In implementing Force Design 2030, Gen. David Berger, the current Marine Corps commandant, has consulted with the secretary of defense. Apparently, however, Berger did not coordinate with the combatant commanders who now control military operations in the major theaters worldwide.
Before the Goldwater-Nichols military reform legislation of the 1980s, the president, via the defense secretary, appointed a commander to manage a crisis and then assigned forces to that commander. Today, however, the combatant commanders plan and coordinate for potential crises in their assigned regions. The service chiefs vie to demonstrate capabilities in those theaters. Despite recent developments in Ukraine, the combatant commanders in the Middle East and Europe will want heavy combat equipment, which the Marine Corps no longer has.
Berger has bet the farm that the next big war will be against China. If he is right, and the Corps contributes significantly, he will be a hero. If he is wrong and the next conflict occurs elsewhere, the Marine Corps faces irrelevance.

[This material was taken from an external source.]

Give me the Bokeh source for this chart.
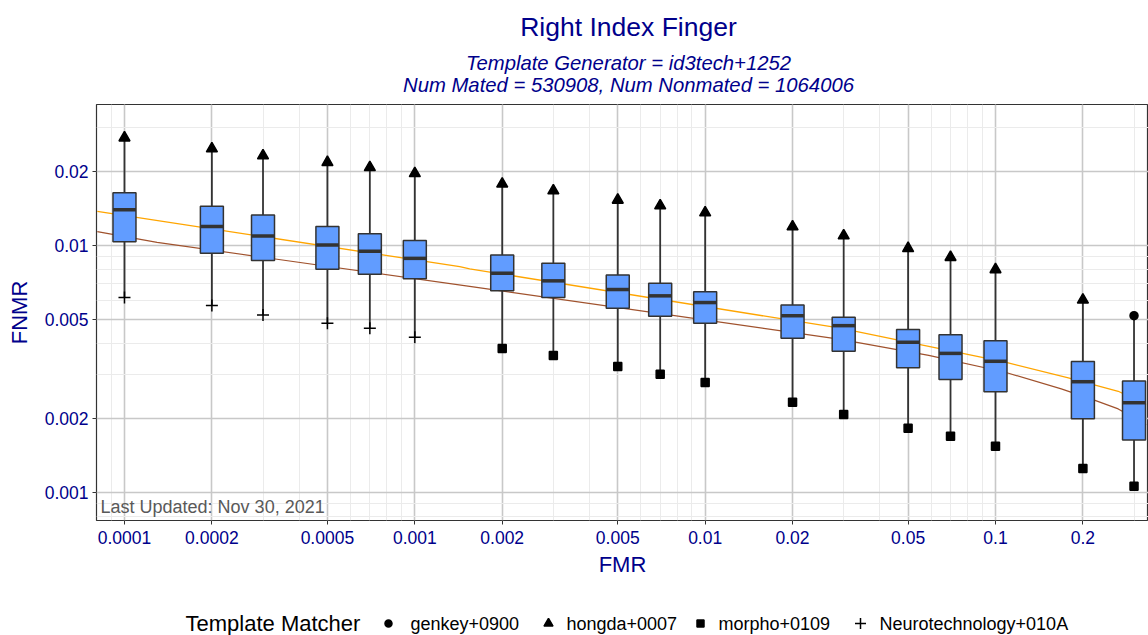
import numpy as np
from bokeh.plotting import figure
from bokeh.models import Range1d, FixedTicker, Label
from bokeh.layouts import column
from bokeh.embed import file_html
from bokeh.resources import INLINE
from bokeh.core.properties import value

# ---------------- data ----------------
FMR = [0.0001, 0.0002, 0.0003, 0.0005, 0.0007, 0.001, 0.002, 0.003, 0.005,
       0.007, 0.01, 0.02, 0.03, 0.05, 0.07, 0.1, 0.2, 0.3]
FNMR_MIN = [0.00616, 0.00572, 0.00524, 0.00485, 0.00463, 0.00425, 0.00383, 0.00359, 0.00324,
            0.00301, 0.00279, 0.00232, 0.00207, 0.00182, 0.00169, 0.00154, 0.00125, 0.00106]
FNMR_Q1 = [0.01038, 0.00931, 0.00870, 0.00802, 0.00765, 0.00735, 0.00656, 0.00616, 0.00558,
           0.00517, 0.00485, 0.00421, 0.00373, 0.00320, 0.00287, 0.00256, 0.00199, 0.00163]
FNMR_MED = [0.01399, 0.01194, 0.01095, 0.01007, 0.00948, 0.00888, 0.00773, 0.00720, 0.00664,
            0.00626, 0.00588, 0.00520, 0.00474, 0.00406, 0.00366, 0.00340, 0.00281, 0.00231]
FNMR_Q3 = [0.01639, 0.01443, 0.01331, 0.01194, 0.01118, 0.01048, 0.00917, 0.00848, 0.00761,
           0.00704, 0.00651, 0.00575, 0.00513, 0.00457, 0.00435, 0.00412, 0.00339, 0.00283]
FNMR_MAX = [0.02735, 0.02470, 0.02314, 0.02175, 0.02075, 0.01962, 0.01778, 0.01670, 0.01531,
            0.01452, 0.01360, 0.01194, 0.01098, 0.00975, 0.00897, 0.00800, 0.00603, 0.00520]
MAX_MATCHER = ["hongda+0007", "hongda+0007", "hongda+0007", "hongda+0007", "hongda+0007",
               "hongda+0007", "hongda+0007", "hongda+0007", "hongda+0007", "hongda+0007",
               "hongda+0007", "hongda+0007", "hongda+0007", "hongda+0007", "hongda+0007",
               "hongda+0007", "hongda+0007", "genkey+0900"]
MIN_MATCHER = ["Neurotechnology+010A", "Neurotechnology+010A", "Neurotechnology+010A",
               "Neurotechnology+010A", "Neurotechnology+010A", "Neurotechnology+010A",
               "morpho+0109", "morpho+0109", "morpho+0109", "morpho+0109", "morpho+0109",
               "morpho+0109", "morpho+0109", "morpho+0109", "morpho+0109", "morpho+0109",
               "morpho+0109", "morpho+0109"]

ORANGE_FMR = [0.0000806, 0.001428, 0.001545, 0.02888, 0.108, 0.1782, 0.2647, 0.3303]
ORANGE_FNMR = [0.01377, 0.00822, 0.00805, 0.00464, 0.00337, 0.00291, 0.00257, 0.00227]
BROWN_FMR = [0.0000806, 0.0001295, 0.001545, 0.02888, 0.0589, 0.108, 0.1685, 0.2202, 0.2647, 0.3303]
BROWN_FNMR = [0.01139, 0.01031, 0.00684, 0.00418, 0.00359, 0.00307, 0.00263, 0.00236, 0.00218, 0.00188]

MATCHERS = ["genkey+0900", "hongda+0007", "morpho+0109", "Neurotechnology+010A"]
MARKERS = ["circle", "triangle", "square", "cross"]

X_TICKS = [0.0001, 0.0002, 0.0005, 0.001, 0.002, 0.005, 0.01, 0.02, 0.05, 0.1, 0.2]
X_LABELS = ["0.0001", "0.0002", "0.0005", "0.001", "0.002", "0.005", "0.01", "0.02", "0.05", "0.1", "0.2"]
Y_TICKS = [0.001, 0.002, 0.005, 0.01, 0.02]
Y_LABELS = ["0.001", "0.002", "0.005", "0.01", "0.02"]

TITLE = "Right Index Finger"
SUB1 = "Template Generator = id3tech+1252"
SUB2 = "Num Mated = 530908, Num Nonmated = 1064006"
NOTE = "Last Updated: Nov 30, 2021"
LEGEND_TITLE = "Template Matcher"

# ---------------- style / layout ----------------
FONT = "Liberation Sans"
BLUE = "#00008B"
X_MIN, X_MAX = 8.01e-5, 0.3365
Y_MIN, Y_MAX = 0.00077, 0.0373
W = 1148
LEFT_B = 96
TITLE_H = 102          # header strip height
MAIN_TOP_B, FRAME_H, MAIN_BOTTOM_B = 2, 416, 64
MAIN_H = MAIN_TOP_B + FRAME_H + MAIN_BOTTOM_B
LEG_H = 635 - TITLE_H - MAIN_H
FRAME_W = W - LEFT_B
BOX_HALF_PX = 11.5
CENTER_X = 628

px_per_dec_x = FRAME_W / np.log10(X_MAX / X_MIN)
fac = 10 ** (BOX_HALF_PX / px_per_dec_x)
fmr = np.array(FMR)
box_left = fmr / fac
box_right = fmr * fac


def minor_list(lo, hi):
    out = []
    for e in range(-6, 1):
        for k in range(1, 10):
            v = k * 10.0 ** e
            if lo <= v <= hi:
                out.append(v)
    return out


def strip(height):
    f = figure(width=W, height=height, x_range=Range1d(LEFT_B, W), y_range=Range1d(0, height),
               output_backend="svg", toolbar_location=None,
               min_border_left=LEFT_B, min_border_right=0, min_border_top=0,
               min_border_bottom=0, x_axis_location=None, y_axis_location=None)
    f.grid.visible = False
    f.outline_line_color = None
    f.border_fill_color = "white"
    f.background_fill_color = "white"
    return f


# ---------------- header ----------------
hdr = strip(TITLE_H)
hdr.text(x=[CENTER_X], y=[TITLE_H - 26], text=[TITLE], text_font=value(FONT),
         text_font_size="26.5px", text_align="center", text_baseline="middle", text_color=BLUE)
hdr.text(x=[CENTER_X], y=[TITLE_H - 62], text=[SUB1], text_font=value(FONT),
         text_font_size="20.3px", text_font_style="italic", text_align="center",
         text_baseline="middle", text_color=BLUE)
hdr.text(x=[CENTER_X], y=[TITLE_H - 84], text=[SUB2], text_font=value(FONT),
         text_font_size="20.3px", text_font_style="italic", text_align="center",
         text_baseline="middle", text_color=BLUE)

# ---------------- main plot ----------------
p = figure(width=W, height=MAIN_H, x_axis_type="log", y_axis_type="log",
           x_range=Range1d(X_MIN, X_MAX), y_range=Range1d(Y_MIN, Y_MAX),
           output_backend="svg", toolbar_location=None,
           min_border_left=LEFT_B, min_border_right=0, min_border_top=MAIN_TOP_B,
           min_border_bottom=MAIN_BOTTOM_B, x_axis_label="FMR", y_axis_label="FNMR")

xt = FixedTicker(ticks=X_TICKS, minor_ticks=minor_list(X_MIN, X_MAX))
yt = FixedTicker(ticks=Y_TICKS, minor_ticks=minor_list(Y_MIN, Y_MAX))
p.xaxis.ticker = xt
p.yaxis.ticker = yt
p.xgrid.ticker = xt
p.ygrid.ticker = yt
p.xaxis.major_label_overrides = dict(zip(X_TICKS, X_LABELS))
p.yaxis.major_label_overrides = dict(zip(Y_TICKS, Y_LABELS))

for g in (p.xgrid, p.ygrid):
    g.grid_line_color = "#C8C8C8"
    g.grid_line_width = 1.6
    g.minor_grid_line_color = "#EBEBEB"
    g.minor_grid_line_width = 1

p.outline_line_color = "#333333"
p.outline_line_width = 1.2
p.background_fill_color = "white"
p.border_fill_color = "white"

for ax in (p.xaxis, p.yaxis):
    ax.axis_line_color = None
    ax.major_tick_line_color = "#333333"
    ax.major_tick_out = 4
    ax.major_tick_in = 0
    ax.minor_tick_out = 0
    ax.minor_tick_in = 0
    ax.major_label_text_font = FONT
    ax.major_label_text_font_size = "17.5px"
    ax.major_label_text_color = BLUE
    ax.axis_label_text_font = FONT
    ax.axis_label_text_font_size = "22px"
    ax.axis_label_text_font_style = "normal"
    ax.axis_label_text_color = BLUE
p.xaxis.major_label_standoff = 6
p.xaxis.axis_label_standoff = 5
p.yaxis.major_label_standoff = 4
p.yaxis.axis_label_standoff = 10

# curves
p.line(ORANGE_FMR, ORANGE_FNMR, line_color="#FFA500", line_width=1.3)
p.line(BROWN_FMR, BROWN_FNMR, line_color="#A0522D", line_width=1.2)

# whiskers + boxes
p.segment(x0=FMR, y0=FNMR_MIN, x1=FMR, y1=FNMR_MAX, line_color="#333333", line_width=1.8)
p.quad(left=box_left, right=box_right, bottom=FNMR_Q1, top=FNMR_Q3,
       fill_color="#619CFF", line_color="#333333", line_width=1.5)
p.segment(x0=box_left, y0=FNMR_MED, x1=box_right, y1=FNMR_MED,
          line_color="#333333", line_width=3.5)

# extreme markers (shape = template matcher)
sizes = {"circle": 8, "triangle": 11, "square": 8, "cross": 12}
for m, mk in zip(MATCHERS, MARKERS):
    xs = [x for x, mm in zip(FMR, MAX_MATCHER) if mm == m] + \
         [x for x, mm in zip(FMR, MIN_MATCHER) if mm == m]
    ys = [y for y, mm in zip(FNMR_MAX, MAX_MATCHER) if mm == m] + \
         [y for y, mm in zip(FNMR_MIN, MIN_MATCHER) if mm == m]
    p.scatter(xs, ys, marker=mk, size=sizes[mk], fill_color="black",
              line_color="black", line_width=1.5)

p.add_layout(Label(x=8.27e-5, y=0.000795, text=NOTE, text_font=FONT,
                   text_font_size="18px", text_color="#595959", text_baseline="bottom"))

# ---------------- legend strip ----------------
leg = strip(LEG_H)
ly = 12
leg.text(x=[185], y=[ly], text=[LEGEND_TITLE], text_font=value(FONT),
         text_font_size="22px", text_baseline="middle", text_color="black")
mk_x = [388, 548, 700, 860]
tx_x = [410, 566, 718, 879]
leg_sizes = {"circle": 7, "triangle": 9, "square": 7, "cross": 11}
for m, mk, mx, tx in zip(MATCHERS, MARKERS, mk_x, tx_x):
    leg.scatter([mx], [ly], marker=mk, size=leg_sizes[mk], fill_color="black",
                line_color="black", line_width=1.5)
    leg.text(x=[tx], y=[ly], text=[m], text_font=value(FONT), text_font_size="18px",
             text_baseline="middle", text_color="black")

layout = column(hdr, p, leg, spacing=0)
open("out.html", "w").write(file_html(layout, INLINE))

Berger's ideas on sensor-to-shooter technologies, increased use of robotics and information operations are visionary and should be commended. In the 1990s, I was a senior member of the Marine Corps' experimentation establishment, and Berger was a midgrade staff officer. We hoped to leverage emerging technologies and field lighter, more lethal forces in situations where they were appropriate. However, I also believed that situations such as counterinsurgency and urban combat would still require conventional capabilities.
We could always organize small forces for high-tech combat if needed from larger existing formations, but that is no longer an option under Berger's plan. The Corps cannot afford to ever tell a combatant commander, "Sorry, we don't do windows."